Sólo hay un hecho que puede considerarse de justicia hacia el líder revolucionario, en tantos años del régimen de Fidel Castro. Le ocurrió a un mexicano. El muralista estalinista David Alfaro Siqueiros —quien tuvo a su cargo el primer atentado contra el exiliado ruso: los impactos de los proyectiles permanecen en los muros de la vivienda— recibió al menos parte del castigo que merecía. De visita en La Habana por el Salón de Mayo de 1967, Siqueiros sufrió una paliza propinada por un grupo de pintores extranjeros simpatizantes de Trotsky, entre ellos el chileno Roberto Sebastián Matta.

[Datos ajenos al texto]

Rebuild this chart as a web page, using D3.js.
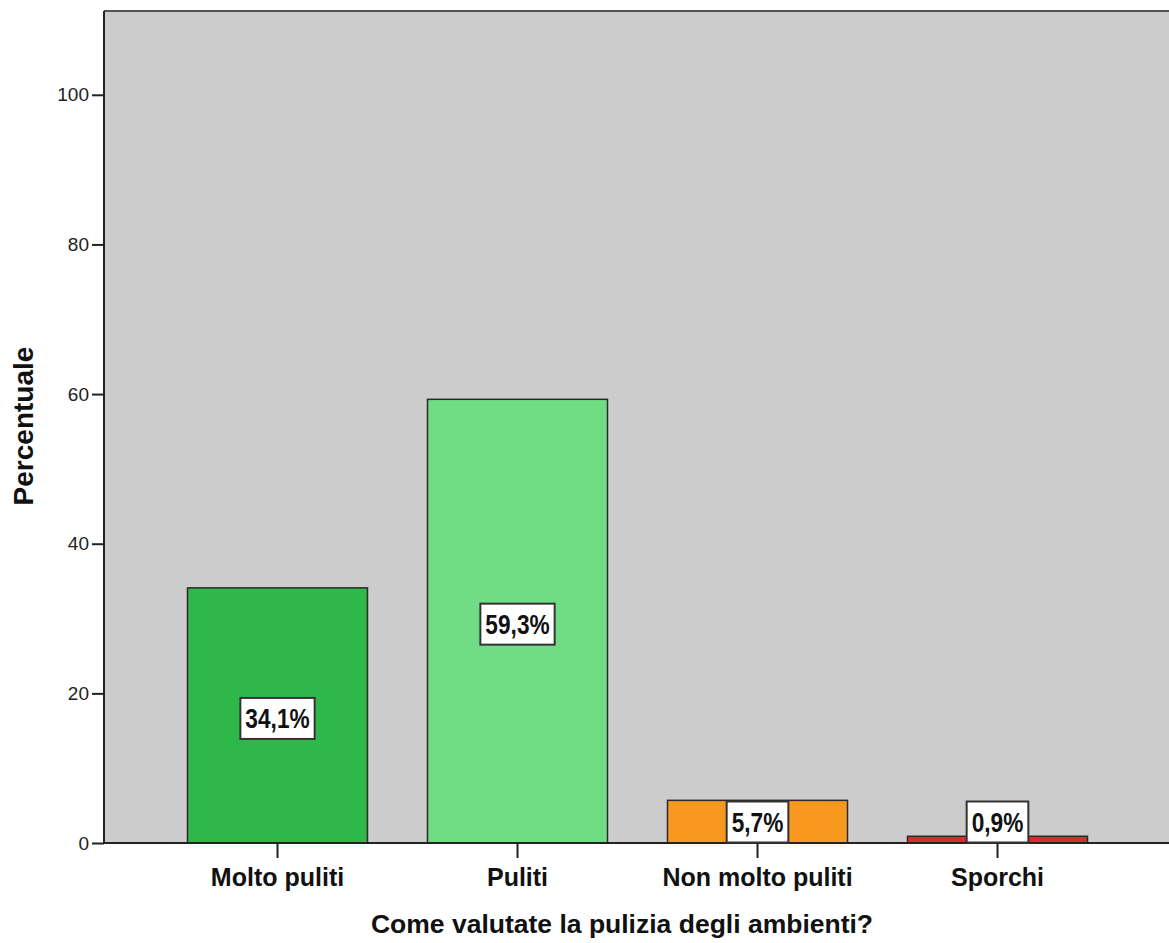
<!DOCTYPE html>
<html>
<head>
<meta charset="utf-8">
<script src="https://cdn.jsdelivr.net/npm/d3@7"></script>
<style>
  html, body { margin: 0; padding: 0; background: #fff; }
  svg { display: block; }
  text { font-family: Arial, "Liberation Sans", sans-serif; }
</style>
</head>
<body>
<svg id="chart" width="1169" height="943"></svg>
<script>
// Survey results: cleanliness rating of the rooms
const categories = ["Molto puliti", "Puliti", "Non molto puliti", "Sporchi"];
const percentages = [34.1, 59.3, 5.7, 0.9];
const valueLabels = ["34,1%", "59,3%", "5,7%", "0,9%"];
const barColors = ["#2eb84a", "#70dd84", "#f7991f", "#dd2a2e"];
const yTicks = [0, 20, 40, 60, 80, 100];
const yTitle = "Percentuale";
const xTitle = "Come valutate la pulizia degli ambienti?";

const svg = d3.select("#chart");
const W = 1169, H = 943;
const plot = { left: 104, top: 11, right: 1172, bottom: 843 };

const y = d3.scaleLinear().domain([0, 111.2]).range([plot.bottom, plot.top]);
const x = d3.scaleBand()
  .domain(categories)
  .range([157.5, 1117.5])
  .paddingInner(0.25)
  .paddingOuter(0.125);

// plot background
svg.append("rect")
  .attr("x", plot.left).attr("y", plot.top)
  .attr("width", plot.right - plot.left).attr("height", plot.bottom - plot.top)
  .attr("fill", "#cccccc");

// top frame line
svg.append("line")
  .attr("x1", plot.left).attr("x2", plot.right)
  .attr("y1", plot.top).attr("y2", plot.top)
  .attr("stroke", "#555").attr("stroke-width", 2);

// bars
svg.append("g").selectAll("rect")
  .data(categories)
  .join("rect")
  .attr("x", d => x(d))
  .attr("y", (d, i) => y(percentages[i]))
  .attr("width", x.bandwidth())
  .attr("height", (d, i) => y(0) - y(percentages[i]))
  .attr("fill", (d, i) => barColors[i])
  .attr("stroke", "#2a2a2a")
  .attr("stroke-width", 1.5);

// y axis
const yAxis = d3.axisLeft(y).tickValues(yTicks).tickSize(12).tickPadding(3).tickFormat(d3.format("d"));
const gy = svg.append("g").attr("transform", `translate(${plot.left},0)`).call(yAxis);
gy.select(".domain").remove();
gy.selectAll(".tick line").attr("stroke", "#222").attr("stroke-width", 2);
gy.selectAll(".tick text")
  .attr("font-size", 19).attr("fill", "#222")
  .style("font-family", "Arial, 'Liberation Sans', sans-serif");
svg.append("line")
  .attr("x1", plot.left).attr("x2", plot.left)
  .attr("y1", plot.top).attr("y2", plot.bottom)
  .attr("stroke", "#222").attr("stroke-width", 2);

// x axis
const xAxis = d3.axisBottom(x).tickSize(15).tickPadding(0).tickSizeOuter(0);
const gx = svg.append("g").attr("transform", `translate(0,${plot.bottom})`).call(xAxis);
gx.select(".domain").remove();
gx.selectAll(".tick line").attr("stroke", "#222").attr("stroke-width", 2);
gx.selectAll(".tick text")
  .attr("y", 43).attr("dy", 0)
  .attr("font-size", 25).attr("font-weight", "bold").attr("fill", "#111")
  .style("font-family", "Arial, 'Liberation Sans', sans-serif");
svg.append("line")
  .attr("x1", plot.left).attr("x2", plot.right)
  .attr("y1", plot.bottom).attr("y2", plot.bottom)
  .attr("stroke", "#222").attr("stroke-width", 2);

// value labels in boxes
const labels = svg.append("g").selectAll("g")
  .data(categories)
  .join("g")
  .attr("transform", (d, i) => {
    const cx = x(d) + x.bandwidth() / 2;
    const mid = (y(percentages[i]) + y(0)) / 2 + 3;
    const cy = Math.min(mid, plot.bottom - 21);
    return `translate(${cx},${cy})`;
  });
labels.each(function(d, i) {
  const g = d3.select(this);
  const t = g.append("text")
    .attr("text-anchor", "middle")
    .attr("dy", "0.36em")
    .attr("font-size", 27)
    .attr("font-weight", "bold")
    .attr("fill", "#111")
    .attr("transform", "scale(0.84,1)")
    .text(valueLabels[i]);
  const w = t.node().getComputedTextLength() * 0.84 + 10;
  g.insert("rect", "text")
    .attr("x", -w / 2).attr("y", -20.5)
    .attr("width", w).attr("height", 41)
    .attr("fill", "#fff")
    .attr("stroke", "#333").attr("stroke-width", 2);
});

// axis titles
svg.append("text")
  .attr("transform", `translate(33,426) rotate(-90)`)
  .attr("text-anchor", "middle")
  .attr("font-size", 28).attr("font-weight", "bold").attr("fill", "#111")
  .text(yTitle);

svg.append("text")
  .attr("x", 622).attr("y", 933)
  .attr("text-anchor", "middle")
  .attr("font-size", 26.5).attr("font-weight", "bold").attr("fill", "#111")
  .text(xTitle);
</script>
</body>
</html>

Hace unos años, de regreso de México, Sara y yo llevamos a enmarcar un cartel traído de la Casa Museo León Trotsky. El empleado todavía se empeñaba en ajustar cristal y marco, cuando casualmente —¿o fue otro golpe, esta vez del destino?: los fantasmas que conocieron el poder persiguen ciertas simetrías— nos encontramos con un ex coronel de la Seguridad del Estado, exiliado en Miami. "Trotsky", nos dijo el ex oficial, que ahora vive discretamente en esta ciudad y se gana la vida honradamente en una labor alejada del bullicio político. "Yo fui uno de los que fue al aeropuerto a recibir a su asesino". El criminal recordado sólo por la importancia de su víctima.

"Vimos venir sonriente a un hombre corpulento, de impecable uniforme y cuartelera azul marina que nos tendió la mano. Después supe que Frank Jacson o Jacques Mornard o Ramón Mercader, a quien había yo saludado con una sonrisa, no era sino el asesino de Trotsky y me dio horror su mano en la mía, la lavé y la lavé a grandes aguas y comprendí a Lady Macbeth mejor que nunca".

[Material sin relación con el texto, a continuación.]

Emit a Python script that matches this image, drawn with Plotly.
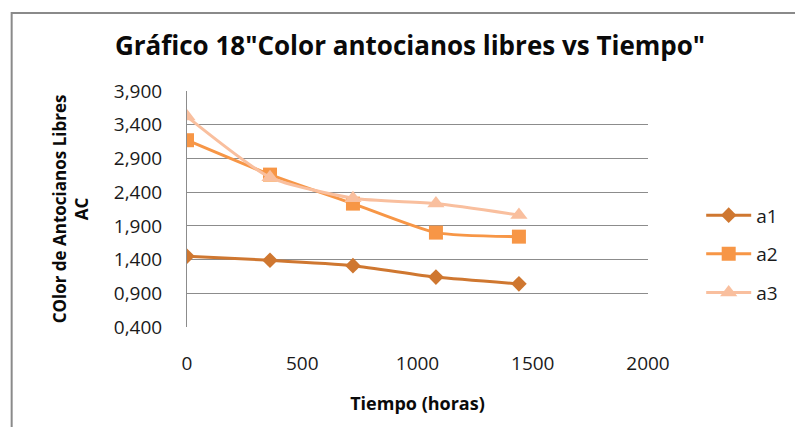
import plotly.graph_objects as go

# Sampling times (hours) and free-anthocyanin colour readings (AC)
tiempo = [0, 360, 720, 1080, 1440]
a1 = [1.45, 1.39, 1.31, 1.14, 1.04]
a2 = [3.17, 2.66, 2.23, 1.80, 1.74]
a3 = [3.52, 2.62, 2.31, 2.23, 2.06]

series = [
    ("a1", a1, "#CF7730", "diamond", 12),
    ("a2", a2, "#F79646", "square", 14),
    ("a3", a3, "#F9BF9E", "triangle-up", 15),
]

W, H = 795, 427
L, R, T, B = 187, 140, 91, 100

fig = go.Figure()
for name, vals, color, symbol, size in series:
    fig.add_trace(go.Scatter(
        x=tiempo, y=vals, name=name, legendgroup=name,
        mode="lines+markers",
        line=dict(color=color, width=3, shape="spline", smoothing=0.6),
        marker=dict(symbol=symbol, size=size, color=color),
    ))

grid = "#8C8C8C"
fig.update_layout(
    width=W, height=H,
    margin=dict(l=L, r=R, t=T, b=B),
    paper_bgcolor="white", plot_bgcolor="white",
    separators=",.",
    font=dict(family="Open Sans", size=19, color="#1A1A1A"),
    title=dict(
        text="Gráfico 18\"Color antocianos libres vs Tiempo\"",
        font=dict(family="Open Sans", size=26, color="#0A0A0A", weight="bold"),
        x=410 / W, xanchor="center", xref="container",
        y=1 - 46 / H, yanchor="middle", yref="container",
    ),
    xaxis=dict(
        range=[0, 2000], tick0=0, dtick=500,
        showgrid=False, zeroline=False, showline=False,
        ticks="", ticklabelstandoff=23,
        title=dict(text="<b>Tiempo (horas)</b>", standoff=22,
                   font=dict(size=18, color="#0A0A0A")),
    ),
    yaxis=dict(
        range=[0.4, 3.9], tick0=0.4, dtick=0.5, tickformat=".3f",
        showgrid=True, gridcolor=grid, gridwidth=1,
        zeroline=False, showline=True, linecolor=grid, linewidth=1,
        ticks="", ticklabelstandoff=20,
        title=dict(text="<b>COlor de Antocianos Libres<br>AC</b>", standoff=20,
                   font=dict(size=17, color="#0A0A0A")),
    ),
    legend=dict(
        x=(709 - L) / (W - L - R), xanchor="left",
        y=(326.7 - 254) / (H - T - B), yanchor="middle",
        font=dict(size=19, color="#1A1A1A"),
        tracegroupgap=11, itemwidth=45,
        bgcolor="rgba(0,0,0,0)",
    ),
)

# Chart frame (runs past the right and bottom edges of the page)
fig.add_shape(
    type="rect", xref="paper", yref="paper",
    x0=(9 - L) / (W - L - R), x1=(W + 20 - L) / (W - L - R),
    y0=(H - B - (H + 20)) / (H - T - B), y1=(H - B - 13) / (H - T - B),
    line=dict(color="#8A8A8A", width=2), layer="below",
)

fig.write_html("out.html")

Así describe Elena Poniatowska su encuentro con Mercader en la prisión mexicana de Lecumberri. Dar la mano a un asesino. Sólo queda la esperanza de poder limpiarla lo más rápido posible, aunque no se puede borrar lo ocurrido. El grito de Trotsky —la punta del piolet perforando su cabeza— aún retumba en la casa de Coyoacán.